Buffy, Willow, and Giles arrive at the She-Mantis' registered address, where they find an old woman (Jean Speegle Howard) who is actually named Ms. French and has been retired from teaching since 1972. To quickly find Xander, Buffy tracks down Claw in the sewers, who can sense the She-Mantis. After they identify the right house, Claw attacks Buffy, but she quickly stakes him with a broken fence post. Buffy breaks through the window when the She-Mantis is about to mate with Xander. She slays the insect, using insect repellent and the bat sonar recording to weaken it. Xander then destroys the eggs in the house.

Later at the Bronze, Buffy sits at the bar wearing Angel's jacket when he approaches her. She offers to give it back, but he tells her to keep it as it looks better on her. As she watches him walk away, she is clearly smitten.

After science class, Buffy places Dr. Gregory's glasses in his jacket, which is still hanging in the classroom closet, oblivious to the eggs attached to the bottom of a shelf — or the fact that one is hatching.

== Cultural references ==
When describing Ms. French's head-turning abilities, Buffy references The Exorcist.

In the library, Willow's comment "inquiring minds want to know" is a reference to the slogan used by the tabloid newspaper National Enquirer.

==Broadcast and reception==
"Teacher's Pet" was first broadcast on The WB on March 24, 1997. It pulled in an audience of 2 million households.

Vox ranked it at #132 on their "Every Episode Ranked From Worst to Best" list of all 144 episodes (to mark the 20th anniversary of the show), writing, "By 1997, the student/teacher love affair was already a well-worn teen soap trope, and "Teacher's Pet"'s twist of having the teacher be a literal predator is only mildly clever." However, "the core Scooby dynamics have really started to gel: The scene where Giles corrals the kids into researching the two monsters decapitating and shredding their way through Sunnydale ("Fork Guy doesn't do heads," Buffy notes) hits all the classic beats ... This is also the first episode to really show off the Buffy/Angel chemistry that will drive much of the next season."

Noel Murray of The A.V. Club gave the episode a grade of B. He wrote that the "fundamental goofiness" of the premise was a "strike against" the episode, but that it benefited from "depth of characterization". Murray commented that the episode's subtext was the teenage fear of the reproductive practicalities of sex. A BBC review said that the episode "struggles to tread new ground" and was "uncomfortably paced". However, the review praised the effects of the praying mantis and some "delightful moments". DVD Talk's Phillip Duncan was somewhat disappointed with the episode, calling it a "by-the-book monster thriller set in the high school". Despite the standardness, he felt that it was still "worth watching".

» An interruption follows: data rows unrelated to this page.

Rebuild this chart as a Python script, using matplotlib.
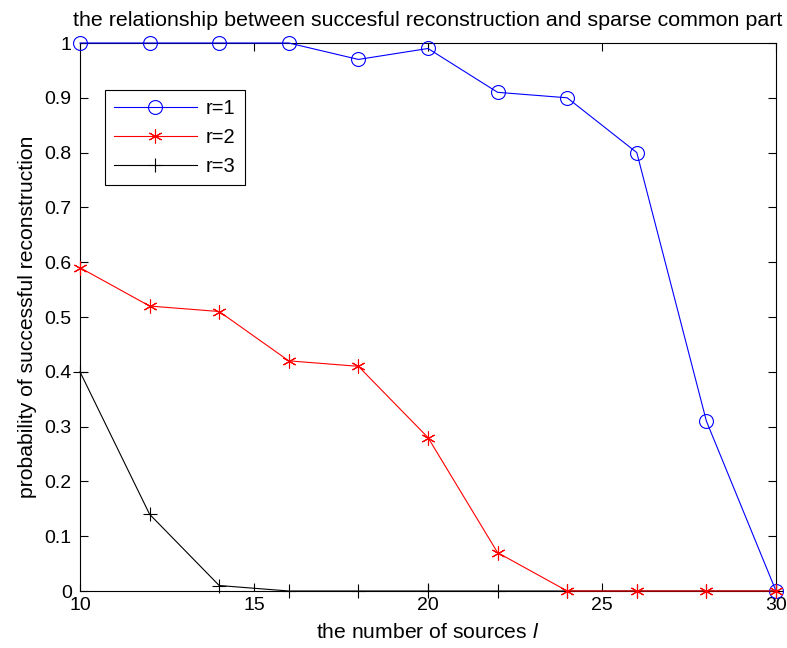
import matplotlib
matplotlib.use("Agg")
import matplotlib.pyplot as plt

plt.rcParams['font.family'] = ['Liberation Sans', 'DejaVu Sans']
plt.rcParams['mathtext.fontset'] = 'custom'
plt.rcParams['mathtext.it'] = 'Liberation Sans:italic'
plt.rcParams['mathtext.rm'] = 'Liberation Sans'

sources = [10, 12, 14, 16, 18, 20, 22, 24, 26, 28, 30]
r1 = [1.0, 1.0, 1.0, 1.0, 0.97, 0.99, 0.91, 0.90, 0.80, 0.31, 0.0]
r2 = [0.59, 0.52, 0.51, 0.42, 0.41, 0.28, 0.07, 0.0, 0.0, 0.0, 0.0]
r3 = [0.40, 0.14, 0.01, 0.0, 0.0, 0.0, 0.0, 0.0, 0.0, 0.0, 0.0]
xticks = [10, 15, 20, 25, 30]
yticks = [0, 0.1, 0.2, 0.3, 0.4, 0.5, 0.6, 0.7, 0.8, 0.9, 1]
ytick_labels = ['0', '0.1', '0.2', '0.3', '0.4', '0.5', '0.6', '0.7', '0.8', '0.9', '1']

fig = plt.figure(figsize=(7.87, 6.48), dpi=100)
ax = fig.add_axes([80/787, 1-591/648, 696/787, 548/648])

ax.plot(sources, r1, color='blue', lw=0.8, marker='o', ms=10, mfc='none', mew=0.8,
        label='r=1', clip_on=False, zorder=3)
ax.plot(sources, r2, color='red', lw=0.8, marker=(6, 2, 0), ms=10, mew=0.8,
        label='r=2', clip_on=False, zorder=4)
ax.plot(sources, r3, color='black', lw=0.8, marker='+', ms=10, mew=0.8,
        label='r=3', clip_on=False, zorder=2)

ax.set_xlim(10, 30)
ax.set_ylim(0, 1)
ax.set_xticks(xticks)
ax.set_yticks(yticks)
ax.set_yticklabels(ytick_labels)
ax.tick_params(direction='in', top=True, right=True, labelsize=14, length=6, width=0.8)
ax.tick_params(axis='y', pad=6)
ax.tick_params(axis='x', pad=4)
for s in ax.spines.values():
    s.set_linewidth(0.8)

ax.set_title('the relationship between succesful reconstruction and sparse common part',
             fontsize=15.4, pad=12)
ax.set_xlabel(r'the number of sources $\mathit{l}$', fontsize=15.2, labelpad=7)
ax.set_ylabel('probability of successful reconstruction', fontsize=15.2, labelpad=5)

leg = ax.legend(loc='upper left', bbox_to_anchor=(0.036, 0.914), borderaxespad=0,
                fontsize=14.5, frameon=True, fancybox=False, edgecolor='black',
                framealpha=1, handlelength=4.1, handletextpad=0.45,
                borderpad=0.45, labelspacing=0.5)
leg.get_frame().set_linewidth(0.8)

fig.savefig('out.png', dpi=100)
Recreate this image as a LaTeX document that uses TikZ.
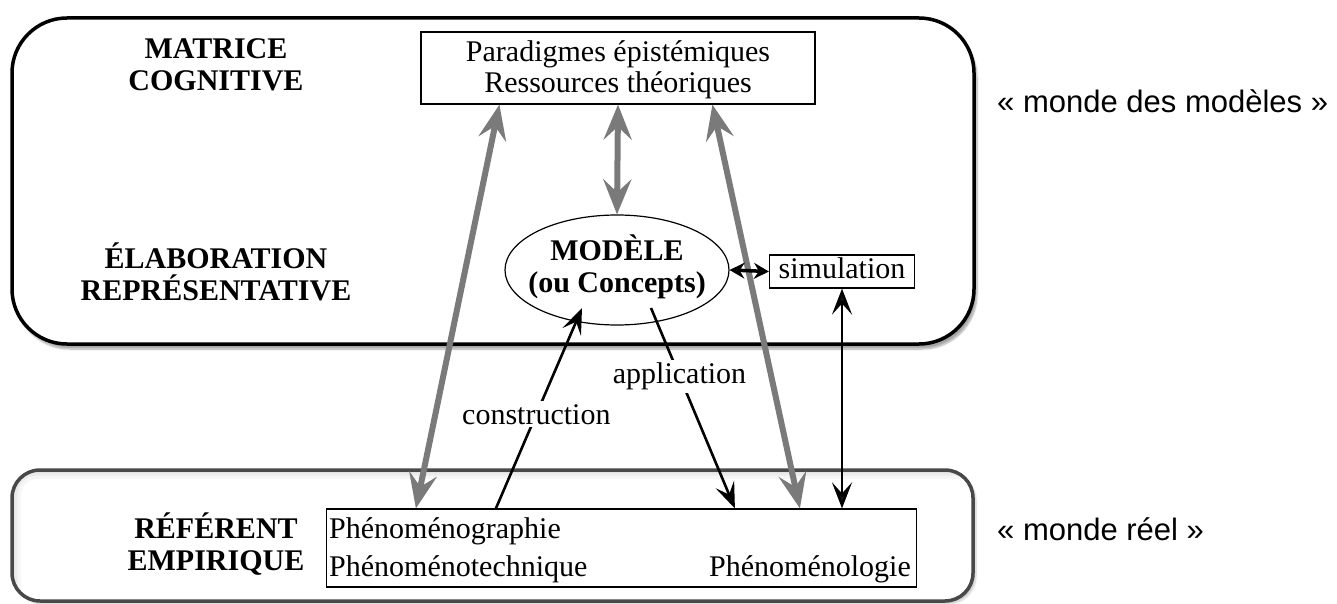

Rolling Stone ranked "Teachers Pet" at #140 on their "Every Episode Ranked From Worst to Best" list, calling Xander a "character who would often be the 'damsel in distress' figure," and writing that the episode "isn't anything to write home about though, with a passingly clever take on the teacher/student love affair, with the teacher here being quite literally a predator. It's OK, but "OK" is a running theme throughout much of Season One."

"Teacher's Pet" was ranked at #133 on Paste Magazine's "Every Episode Ranked" list and #123 on BuzzFeed's "Ranking Every Episode" list.